* [Given task]:
Give back the full listing, character for character, with no pictures.
= = = = = = =
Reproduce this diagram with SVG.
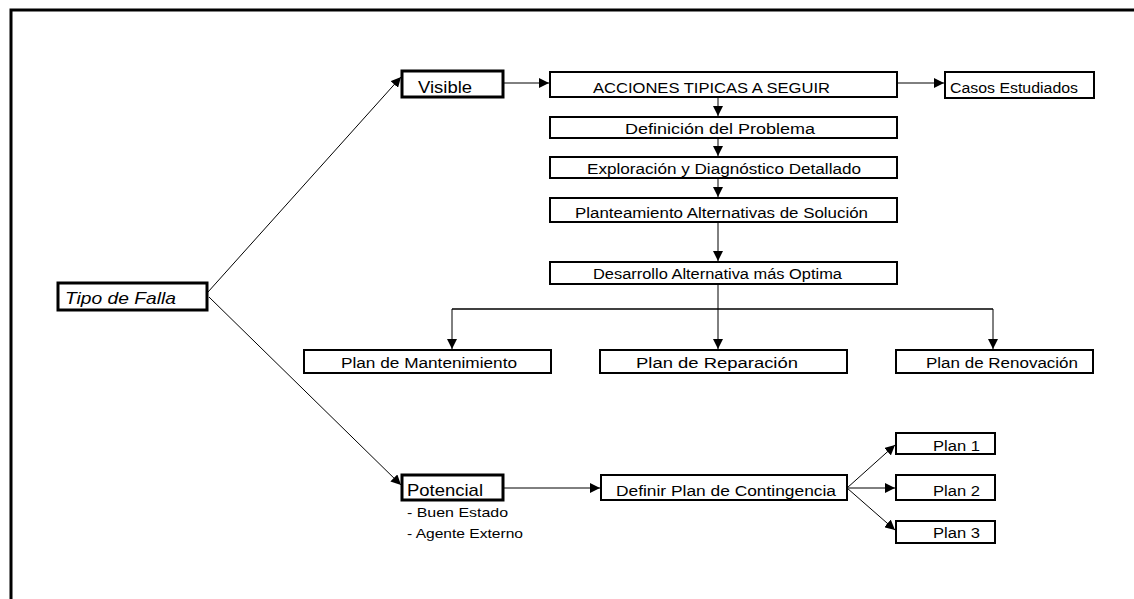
<svg xmlns="http://www.w3.org/2000/svg" width="1134" height="599" viewBox="0 0 1134 599">
<style>
.box{fill:#fff;stroke:#000;stroke-width:2}
.bold{fill:#fff;stroke:#000;stroke-width:3}
.t{font-family:"Liberation Sans",Arial,sans-serif;font-size:14px;fill:#000}
.c{stroke:#000;stroke-width:1;fill:none}
</style>
<defs>
<marker id="ah" viewBox="0 0 10 10" refX="10" refY="5" markerWidth="10" markerHeight="10" markerUnits="userSpaceOnUse" orient="auto"><path d="M0,0 L10,5 L0,10 z" fill="#000"/></marker>
</defs>
<rect width="1134" height="599" fill="#fff"/>
<polyline points="11,599 11,10 1134,10" fill="none" stroke="#000" stroke-width="3"/>
<g id="connectors">
<line class="c" x1="208" y1="292" x2="401" y2="77" marker-end="url(#ah)"/>
<line class="c" x1="209" y1="297" x2="401" y2="485" marker-end="url(#ah)"/>
<line class="c" x1="503" y1="83" x2="549" y2="83" marker-end="url(#ah)"/>
<line class="c" x1="897" y1="83" x2="944" y2="83" marker-end="url(#ah)"/>
<line class="c" x1="718" y1="97" x2="718" y2="116" marker-end="url(#ah)"/>
<line class="c" x1="718" y1="138" x2="718" y2="156" marker-end="url(#ah)"/>
<line class="c" x1="718" y1="178" x2="718" y2="197" marker-end="url(#ah)"/>
<line class="c" x1="718" y1="222" x2="718" y2="261" marker-end="url(#ah)"/>
<line class="c" x1="718" y1="284" x2="718" y2="349" marker-end="url(#ah)"/>
<line class="c" x1="452" y1="309" x2="993" y2="309" style="stroke-width:1.5"/>
<line class="c" x1="452" y1="309" x2="452" y2="349" marker-end="url(#ah)"/>
<line class="c" x1="993" y1="309" x2="993" y2="349" marker-end="url(#ah)"/>
<line class="c" x1="503" y1="488" x2="600" y2="488" marker-end="url(#ah)"/>
<line class="c" x1="847" y1="488" x2="895" y2="445" marker-end="url(#ah)"/>
<line class="c" x1="847" y1="488" x2="895" y2="488" marker-end="url(#ah)"/>
<line class="c" x1="847" y1="488" x2="895" y2="530" marker-end="url(#ah)"/>
</g>
<g id="tipo"><rect class="bold" x="58" y="283" width="149" height="27"/><text class="t" x="65" y="304" style="font-size:17px;font-style:italic" textLength="111" lengthAdjust="spacingAndGlyphs">Tipo de  Falla</text></g>
<g id="visible"><rect class="bold" x="402" y="71" width="101" height="26"/><text class="t" x="418" y="93" style="font-size:16px" textLength="54" lengthAdjust="spacingAndGlyphs">Visible</text></g>
<g id="acciones"><rect class="box" x="550" y="72" width="347" height="25"/><text class="t" x="593" y="93" textLength="237" lengthAdjust="spacingAndGlyphs">ACCIONES  TIPICAS A SEGUIR</text></g>
<g id="casos"><rect class="box" x="945" y="72" width="149" height="26"/><text class="t" x="950" y="93" textLength="128" lengthAdjust="spacingAndGlyphs">Casos  Estudiados</text></g>
<g id="definicion"><rect class="box" x="550" y="117" width="347" height="21"/><text class="t" x="625" y="134" textLength="190" lengthAdjust="spacingAndGlyphs">Definición del Problema</text></g>
<g id="exploracion"><rect class="box" x="550" y="157" width="347" height="21"/><text class="t" x="587" y="174" textLength="274" lengthAdjust="spacingAndGlyphs">Exploración y Diagnóstico Detallado</text></g>
<g id="planteamiento"><rect class="box" x="550" y="198" width="347" height="24"/><text class="t" x="575" y="218" textLength="293" lengthAdjust="spacingAndGlyphs">Planteamiento Alternativas de Solución</text></g>
<g id="desarrollo"><rect class="box" x="550" y="262" width="347" height="22"/><text class="t" x="593" y="279" textLength="249" lengthAdjust="spacingAndGlyphs">Desarrollo Alternativa más Optima</text></g>
<g id="mantenimiento"><rect class="box" x="304" y="350" width="247" height="23"/><text class="t" x="341" y="368" textLength="176" lengthAdjust="spacingAndGlyphs">Plan de Mantenimiento</text></g>
<g id="reparacion"><rect class="box" x="600" y="350" width="247" height="23"/><text class="t" x="636" y="368" textLength="162" lengthAdjust="spacingAndGlyphs">Plan de Reparación</text></g>
<g id="renovacion"><rect class="box" x="896" y="350" width="197" height="23"/><text class="t" x="926" y="368" textLength="152" lengthAdjust="spacingAndGlyphs">Plan de Renovación</text></g>
<g id="potencial"><rect class="bold" x="402" y="475" width="101" height="25"/><text class="t" x="407" y="496" style="font-size:17px" textLength="76" lengthAdjust="spacingAndGlyphs">Potencial</text>
<text class="t" x="407" y="517" style="font-size:13px" textLength="101" lengthAdjust="spacingAndGlyphs">- Buen  Estado</text>
<text class="t" x="407" y="538" style="font-size:13px" textLength="116" lengthAdjust="spacingAndGlyphs">- Agente Externo</text></g>
<g id="definir"><rect class="box" x="601" y="475" width="246" height="25"/><text class="t" x="616" y="496" textLength="220" lengthAdjust="spacingAndGlyphs">Definir  Plan de Contingencia</text></g>
<g id="plan1"><rect class="box" x="896" y="433" width="99" height="21"/><text class="t" x="933" y="451" textLength="47" lengthAdjust="spacingAndGlyphs">Plan  1</text></g>
<g id="plan2"><rect class="box" x="896" y="475" width="99" height="25"/><text class="t" x="933" y="496" textLength="47" lengthAdjust="spacingAndGlyphs">Plan  2</text></g>
<g id="plan3"><rect class="box" x="896" y="521" width="99" height="22"/><text class="t" x="933" y="538" textLength="47" lengthAdjust="spacingAndGlyphs">Plan  3</text></g>
</svg>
= = = = = = =
* [Full output]:
Reproduce this diagram with SVG.
<svg xmlns="http://www.w3.org/2000/svg" width="1134" height="599" viewBox="0 0 1134 599">
<style>
.box{fill:#fff;stroke:#000;stroke-width:2}
.bold{fill:#fff;stroke:#000;stroke-width:3}
.t{font-family:"Liberation Sans",Arial,sans-serif;font-size:14px;fill:#000}
.c{stroke:#000;stroke-width:1;fill:none}
</style>
<defs>
<marker id="ah" viewBox="0 0 10 10" refX="10" refY="5" markerWidth="10" markerHeight="10" markerUnits="userSpaceOnUse" orient="auto"><path d="M0,0 L10,5 L0,10 z" fill="#000"/></marker>
</defs>
<rect width="1134" height="599" fill="#fff"/>
<polyline points="11,599 11,10 1134,10" fill="none" stroke="#000" stroke-width="3"/>
<g id="connectors">
<line class="c" x1="208" y1="292" x2="401" y2="77" marker-end="url(#ah)"/>
<line class="c" x1="209" y1="297" x2="401" y2="485" marker-end="url(#ah)"/>
<line class="c" x1="503" y1="83" x2="549" y2="83" marker-end="url(#ah)"/>
<line class="c" x1="897" y1="83" x2="944" y2="83" marker-end="url(#ah)"/>
<line class="c" x1="718" y1="97" x2="718" y2="116" marker-end="url(#ah)"/>
<line class="c" x1="718" y1="138" x2="718" y2="156" marker-end="url(#ah)"/>
<line class="c" x1="718" y1="178" x2="718" y2="197" marker-end="url(#ah)"/>
<line class="c" x1="718" y1="222" x2="718" y2="261" marker-end="url(#ah)"/>
<line class="c" x1="718" y1="284" x2="718" y2="349" marker-end="url(#ah)"/>
<line class="c" x1="452" y1="309" x2="993" y2="309" style="stroke-width:1.5"/>
<line class="c" x1="452" y1="309" x2="452" y2="349" marker-end="url(#ah)"/>
<line class="c" x1="993" y1="309" x2="993" y2="349" marker-end="url(#ah)"/>
<line class="c" x1="503" y1="488" x2="600" y2="488" marker-end="url(#ah)"/>
<line class="c" x1="847" y1="488" x2="895" y2="445" marker-end="url(#ah)"/>
<line class="c" x1="847" y1="488" x2="895" y2="488" marker-end="url(#ah)"/>
<line class="c" x1="847" y1="488" x2="895" y2="530" marker-end="url(#ah)"/>
</g>
<g id="tipo"><rect class="bold" x="58" y="283" width="149" height="27"/><text class="t" x="65" y="304" style="font-size:17px;font-style:italic" textLength="111" lengthAdjust="spacingAndGlyphs">Tipo de  Falla</text></g>
<g id="visible"><rect class="bold" x="402" y="71" width="101" height="26"/><text class="t" x="418" y="93" style="font-size:16px" textLength="54" lengthAdjust="spacingAndGlyphs">Visible</text></g>
<g id="acciones"><rect class="box" x="550" y="72" width="347" height="25"/><text class="t" x="593" y="93" textLength="237" lengthAdjust="spacingAndGlyphs">ACCIONES  TIPICAS A SEGUIR</text></g>
<g id="casos"><rect class="box" x="945" y="72" width="149" height="26"/><text class="t" x="950" y="93" textLength="128" lengthAdjust="spacingAndGlyphs">Casos  Estudiados</text></g>
<g id="definicion"><rect class="box" x="550" y="117" width="347" height="21"/><text class="t" x="625" y="134" textLength="190" lengthAdjust="spacingAndGlyphs">Definición del Problema</text></g>
<g id="exploracion"><rect class="box" x="550" y="157" width="347" height="21"/><text class="t" x="587" y="174" textLength="274" lengthAdjust="spacingAndGlyphs">Exploración y Diagnóstico Detallado</text></g>
<g id="planteamiento"><rect class="box" x="550" y="198" width="347" height="24"/><text class="t" x="575" y="218" textLength="293" lengthAdjust="spacingAndGlyphs">Planteamiento Alternativas de Solución</text></g>
<g id="desarrollo"><rect class="box" x="550" y="262" width="347" height="22"/><text class="t" x="593" y="279" textLength="249" lengthAdjust="spacingAndGlyphs">Desarrollo Alternativa más Optima</text></g>
<g id="mantenimiento"><rect class="box" x="304" y="350" width="247" height="23"/><text class="t" x="341" y="368" textLength="176" lengthAdjust="spacingAndGlyphs">Plan de Mantenimiento</text></g>
<g id="reparacion"><rect class="box" x="600" y="350" width="247" height="23"/><text class="t" x="636" y="368" textLength="162" lengthAdjust="spacingAndGlyphs">Plan de Reparación</text></g>
<g id="renovacion"><rect class="box" x="896" y="350" width="197" height="23"/><text class="t" x="926" y="368" textLength="152" lengthAdjust="spacingAndGlyphs">Plan de Renovación</text></g>
<g id="potencial"><rect class="bold" x="402" y="475" width="101" height="25"/><text class="t" x="407" y="496" style="font-size:17px" textLength="76" lengthAdjust="spacingAndGlyphs">Potencial</text>
<text class="t" x="407" y="517" style="font-size:13px" textLength="101" lengthAdjust="spacingAndGlyphs">- Buen  Estado</text>
<text class="t" x="407" y="538" style="font-size:13px" textLength="116" lengthAdjust="spacingAndGlyphs">- Agente Externo</text></g>
<g id="definir"><rect class="box" x="601" y="475" width="246" height="25"/><text class="t" x="616" y="496" textLength="220" lengthAdjust="spacingAndGlyphs">Definir  Plan de Contingencia</text></g>
<g id="plan1"><rect class="box" x="896" y="433" width="99" height="21"/><text class="t" x="933" y="451" textLength="47" lengthAdjust="spacingAndGlyphs">Plan  1</text></g>
<g id="plan2"><rect class="box" x="896" y="475" width="99" height="25"/><text class="t" x="933" y="496" textLength="47" lengthAdjust="spacingAndGlyphs">Plan  2</text></g>
<g id="plan3"><rect class="box" x="896" y="521" width="99" height="22"/><text class="t" x="933" y="538" textLength="47" lengthAdjust="spacingAndGlyphs">Plan  3</text></g>
</svg>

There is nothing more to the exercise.